Quels sont les enjeux de la filière agricole ?
DL : Il y a de gros enjeux macroscopiques, la plupart semblable à d’autres secteurs industriels. Le premier concerne le réchauffement climatique et la réduction de l’impact sur l’environnement. Or, l’agriculture émet 24% des gaz à effet de serre et consomme 69% de l’eau. Par ailleurs, un tiers de l’énergie mondiale va dans la production agroalimentaire dont 1/3 des produits sont perdus ou jetés… Beaucoup de changements sont attendus pour infléchir ces réalités.
Il y a ensuite la problématique de la croissance de la population mondiale et de notre capacité à produire suffisamment de denrées. Ceci est directement lié aux problèmes d’arbitrage sur l’usage des terres agricoles, à l’essor de nouveaux modes de production ou encore à la nécessité de développer des gisements alternatifs de protéines comme celui des insectes ou des algues.

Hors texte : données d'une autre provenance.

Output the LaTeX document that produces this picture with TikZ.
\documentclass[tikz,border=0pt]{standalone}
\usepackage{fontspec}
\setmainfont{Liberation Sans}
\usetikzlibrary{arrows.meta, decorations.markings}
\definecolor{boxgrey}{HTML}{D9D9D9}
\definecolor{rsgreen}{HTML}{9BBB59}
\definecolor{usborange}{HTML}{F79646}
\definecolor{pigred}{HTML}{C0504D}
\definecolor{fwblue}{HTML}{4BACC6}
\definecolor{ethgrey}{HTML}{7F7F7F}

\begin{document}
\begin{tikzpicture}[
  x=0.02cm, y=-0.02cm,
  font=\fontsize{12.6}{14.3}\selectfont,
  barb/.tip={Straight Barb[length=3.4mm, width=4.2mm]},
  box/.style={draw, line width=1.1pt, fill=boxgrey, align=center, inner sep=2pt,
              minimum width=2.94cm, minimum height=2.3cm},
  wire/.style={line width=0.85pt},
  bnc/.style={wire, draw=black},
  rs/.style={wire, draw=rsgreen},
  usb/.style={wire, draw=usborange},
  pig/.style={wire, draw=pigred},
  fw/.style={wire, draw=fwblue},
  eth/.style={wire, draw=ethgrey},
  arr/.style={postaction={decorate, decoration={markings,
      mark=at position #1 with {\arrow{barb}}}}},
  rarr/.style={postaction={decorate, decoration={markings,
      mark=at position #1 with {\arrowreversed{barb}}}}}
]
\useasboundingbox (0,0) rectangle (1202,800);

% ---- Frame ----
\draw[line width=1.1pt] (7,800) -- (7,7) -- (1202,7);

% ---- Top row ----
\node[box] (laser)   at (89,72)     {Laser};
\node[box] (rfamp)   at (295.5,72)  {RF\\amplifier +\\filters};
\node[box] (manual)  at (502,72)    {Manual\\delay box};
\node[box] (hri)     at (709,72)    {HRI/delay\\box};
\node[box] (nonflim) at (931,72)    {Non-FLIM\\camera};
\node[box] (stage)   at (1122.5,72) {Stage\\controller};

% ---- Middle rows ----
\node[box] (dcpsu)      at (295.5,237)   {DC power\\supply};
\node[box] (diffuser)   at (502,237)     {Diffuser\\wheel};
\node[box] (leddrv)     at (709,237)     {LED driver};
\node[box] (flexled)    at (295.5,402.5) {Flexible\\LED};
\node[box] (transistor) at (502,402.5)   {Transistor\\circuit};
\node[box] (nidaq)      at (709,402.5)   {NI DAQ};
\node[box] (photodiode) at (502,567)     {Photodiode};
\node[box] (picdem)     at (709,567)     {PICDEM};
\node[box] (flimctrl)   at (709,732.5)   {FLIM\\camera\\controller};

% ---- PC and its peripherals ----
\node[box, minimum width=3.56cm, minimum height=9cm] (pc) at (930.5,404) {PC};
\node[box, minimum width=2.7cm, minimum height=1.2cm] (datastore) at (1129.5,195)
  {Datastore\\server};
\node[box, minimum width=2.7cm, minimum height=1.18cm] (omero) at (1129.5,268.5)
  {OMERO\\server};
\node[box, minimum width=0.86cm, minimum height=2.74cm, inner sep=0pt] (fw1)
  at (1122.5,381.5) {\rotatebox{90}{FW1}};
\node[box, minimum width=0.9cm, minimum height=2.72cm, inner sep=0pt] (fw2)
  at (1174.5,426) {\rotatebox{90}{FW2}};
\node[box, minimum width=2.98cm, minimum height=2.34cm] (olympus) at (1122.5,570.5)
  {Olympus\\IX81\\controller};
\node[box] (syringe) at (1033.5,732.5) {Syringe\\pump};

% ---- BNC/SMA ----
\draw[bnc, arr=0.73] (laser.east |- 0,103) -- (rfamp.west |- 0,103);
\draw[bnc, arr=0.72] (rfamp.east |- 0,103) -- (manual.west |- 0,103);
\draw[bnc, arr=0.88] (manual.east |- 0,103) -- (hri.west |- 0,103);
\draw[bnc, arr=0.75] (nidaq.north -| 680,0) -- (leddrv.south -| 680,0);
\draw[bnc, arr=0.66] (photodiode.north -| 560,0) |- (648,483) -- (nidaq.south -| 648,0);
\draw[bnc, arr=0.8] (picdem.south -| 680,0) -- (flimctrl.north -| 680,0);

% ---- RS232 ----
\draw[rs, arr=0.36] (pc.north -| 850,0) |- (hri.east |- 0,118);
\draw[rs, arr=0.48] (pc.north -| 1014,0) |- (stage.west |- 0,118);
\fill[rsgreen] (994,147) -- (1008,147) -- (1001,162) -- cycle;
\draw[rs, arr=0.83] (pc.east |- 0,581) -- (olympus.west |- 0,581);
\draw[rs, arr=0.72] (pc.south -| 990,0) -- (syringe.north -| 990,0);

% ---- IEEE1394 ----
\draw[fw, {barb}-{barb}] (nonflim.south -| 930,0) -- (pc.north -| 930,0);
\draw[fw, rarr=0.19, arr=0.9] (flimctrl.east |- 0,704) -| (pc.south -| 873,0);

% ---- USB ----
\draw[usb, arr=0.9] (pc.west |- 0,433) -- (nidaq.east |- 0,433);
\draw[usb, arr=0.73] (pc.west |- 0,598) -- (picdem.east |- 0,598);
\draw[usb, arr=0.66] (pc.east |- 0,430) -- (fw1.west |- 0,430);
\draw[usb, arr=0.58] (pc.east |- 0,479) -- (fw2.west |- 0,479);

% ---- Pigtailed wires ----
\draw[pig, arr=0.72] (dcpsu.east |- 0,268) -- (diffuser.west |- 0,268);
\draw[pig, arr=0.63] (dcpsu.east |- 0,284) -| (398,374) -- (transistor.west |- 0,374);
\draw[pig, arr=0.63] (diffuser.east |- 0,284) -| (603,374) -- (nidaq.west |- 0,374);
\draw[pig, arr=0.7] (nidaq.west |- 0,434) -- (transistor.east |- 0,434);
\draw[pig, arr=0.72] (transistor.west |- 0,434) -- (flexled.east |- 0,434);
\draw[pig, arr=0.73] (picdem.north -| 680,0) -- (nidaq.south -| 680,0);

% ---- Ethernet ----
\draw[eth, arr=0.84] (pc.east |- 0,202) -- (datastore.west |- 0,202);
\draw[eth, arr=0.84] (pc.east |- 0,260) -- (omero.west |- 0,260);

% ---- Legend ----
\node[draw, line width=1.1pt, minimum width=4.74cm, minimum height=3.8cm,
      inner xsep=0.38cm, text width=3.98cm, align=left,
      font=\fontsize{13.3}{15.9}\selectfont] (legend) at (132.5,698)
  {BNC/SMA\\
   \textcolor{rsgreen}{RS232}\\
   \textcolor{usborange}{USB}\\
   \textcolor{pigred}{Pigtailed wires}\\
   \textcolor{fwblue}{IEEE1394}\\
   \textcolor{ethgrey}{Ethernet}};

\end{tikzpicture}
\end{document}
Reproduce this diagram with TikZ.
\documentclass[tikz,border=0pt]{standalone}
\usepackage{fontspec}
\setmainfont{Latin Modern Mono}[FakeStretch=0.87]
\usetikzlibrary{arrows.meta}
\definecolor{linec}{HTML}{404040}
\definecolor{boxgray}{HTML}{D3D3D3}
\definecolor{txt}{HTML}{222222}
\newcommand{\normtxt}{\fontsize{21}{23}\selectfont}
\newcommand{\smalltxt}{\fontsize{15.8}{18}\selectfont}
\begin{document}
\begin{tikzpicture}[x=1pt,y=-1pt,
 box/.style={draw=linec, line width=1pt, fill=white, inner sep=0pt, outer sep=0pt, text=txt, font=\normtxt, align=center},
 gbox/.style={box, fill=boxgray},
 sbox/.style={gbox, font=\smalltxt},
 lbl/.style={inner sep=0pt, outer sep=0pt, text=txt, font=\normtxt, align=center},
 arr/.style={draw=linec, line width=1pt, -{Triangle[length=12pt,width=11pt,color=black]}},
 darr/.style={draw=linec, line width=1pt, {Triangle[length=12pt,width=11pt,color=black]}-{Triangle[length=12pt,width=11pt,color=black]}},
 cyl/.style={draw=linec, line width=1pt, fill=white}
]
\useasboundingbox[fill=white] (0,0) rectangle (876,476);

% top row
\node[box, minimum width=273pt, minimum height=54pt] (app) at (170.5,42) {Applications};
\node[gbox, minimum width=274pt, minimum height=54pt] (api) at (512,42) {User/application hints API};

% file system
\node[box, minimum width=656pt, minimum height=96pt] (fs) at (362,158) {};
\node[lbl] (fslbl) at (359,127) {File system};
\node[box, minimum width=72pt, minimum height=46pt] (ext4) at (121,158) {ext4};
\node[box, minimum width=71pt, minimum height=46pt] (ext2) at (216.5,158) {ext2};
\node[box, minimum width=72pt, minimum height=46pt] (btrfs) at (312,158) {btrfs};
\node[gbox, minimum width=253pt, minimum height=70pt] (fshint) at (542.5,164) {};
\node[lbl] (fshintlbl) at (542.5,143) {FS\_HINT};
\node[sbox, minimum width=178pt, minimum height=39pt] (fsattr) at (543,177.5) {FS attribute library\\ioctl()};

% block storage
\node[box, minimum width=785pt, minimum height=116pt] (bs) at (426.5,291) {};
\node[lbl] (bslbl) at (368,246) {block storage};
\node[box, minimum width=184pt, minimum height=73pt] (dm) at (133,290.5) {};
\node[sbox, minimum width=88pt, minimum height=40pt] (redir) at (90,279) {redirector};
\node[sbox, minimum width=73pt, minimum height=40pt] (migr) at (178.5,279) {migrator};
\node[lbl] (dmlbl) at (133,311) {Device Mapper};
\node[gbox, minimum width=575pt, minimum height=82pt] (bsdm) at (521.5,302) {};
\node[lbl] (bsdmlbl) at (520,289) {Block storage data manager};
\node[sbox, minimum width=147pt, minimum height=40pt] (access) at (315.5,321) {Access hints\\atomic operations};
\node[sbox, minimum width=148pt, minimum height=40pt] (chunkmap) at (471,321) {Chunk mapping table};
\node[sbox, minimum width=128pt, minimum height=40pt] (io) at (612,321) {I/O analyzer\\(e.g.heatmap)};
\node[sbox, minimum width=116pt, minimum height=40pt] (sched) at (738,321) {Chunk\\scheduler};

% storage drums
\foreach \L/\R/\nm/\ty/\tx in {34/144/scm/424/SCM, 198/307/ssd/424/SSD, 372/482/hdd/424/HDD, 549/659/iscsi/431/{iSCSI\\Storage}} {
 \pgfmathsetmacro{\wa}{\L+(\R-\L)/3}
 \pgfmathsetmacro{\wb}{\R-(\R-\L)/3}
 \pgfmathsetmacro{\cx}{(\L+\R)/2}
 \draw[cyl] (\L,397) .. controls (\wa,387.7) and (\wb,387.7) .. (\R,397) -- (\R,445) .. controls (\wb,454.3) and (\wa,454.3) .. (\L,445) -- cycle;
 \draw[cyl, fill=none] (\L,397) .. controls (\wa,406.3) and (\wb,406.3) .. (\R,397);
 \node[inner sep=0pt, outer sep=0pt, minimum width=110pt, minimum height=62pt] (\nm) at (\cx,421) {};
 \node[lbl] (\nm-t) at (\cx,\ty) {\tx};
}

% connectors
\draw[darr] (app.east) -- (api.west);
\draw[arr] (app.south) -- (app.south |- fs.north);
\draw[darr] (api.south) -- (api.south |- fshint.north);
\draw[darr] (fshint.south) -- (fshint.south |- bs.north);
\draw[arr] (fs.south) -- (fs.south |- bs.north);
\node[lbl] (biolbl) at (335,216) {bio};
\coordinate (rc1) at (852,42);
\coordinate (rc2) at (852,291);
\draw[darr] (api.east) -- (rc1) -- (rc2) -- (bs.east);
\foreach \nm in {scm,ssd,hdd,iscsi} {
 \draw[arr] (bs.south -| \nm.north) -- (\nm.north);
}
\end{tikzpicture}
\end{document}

La sécurité de la chaîne agro-alimentaire est également un enjeu important pour faire face aux différentes crises sanitaires qui marquent régulièrement l’actualité. Les industriels prennent conscience de la perte de confiance qui s’est installée entre eux et les consommateurs. Pour continuer à exister, les acteurs de cette filière doivent impérativement restaurer cette confiance.
Partagez-vous cette analyse ?
FC : Les objectifs de Liverur visent précisément à répondre à ces enjeux, dans une approche de développement durable et d’économie circulaire. Car il s’agit également de redynamiser l’économie rurale dans sa globalité, en y incluant la dimension territoriale du fait notamment de la désertification de certaines campagnes.
Souvent, dans les filières agri-agro, les modèles sont linéaires avec d’un côté des productions en silos, et des modes de distribution tout autant segmentés, sur des circuits longs qui ne profitent pas à tous. Or, les modèles circulaires génèrent des écosystèmes qui ont des impacts directs sur la valorisation des producteurs, de différents métiers (agricoles, tourisme, artisanat, énergie, environnement) et de l’économie de tout un territoire.
Quelle est la prochaine étape de LIVERUR ?
FC : Après un an de travaux, nous entrons dans une phase opérationnelle pour déployer des concepts Living Lab au sein d’une quinzaine de sites pilotes identifiés. En France, il y en aura trois dans le Grand-ouest, avec une forte contribution du CEA, notamment via ses antennes régionales qui ont, comme le montre Damien Lemaire, identifié de nombreuses solutions pour la filière.
DL : En effet, la toute dernière antenne régionale développée est celle de Quimper. Sa feuille de route est précisément de contribuer à renforcer la compétitivité de la filière agri-agro en Bretagne.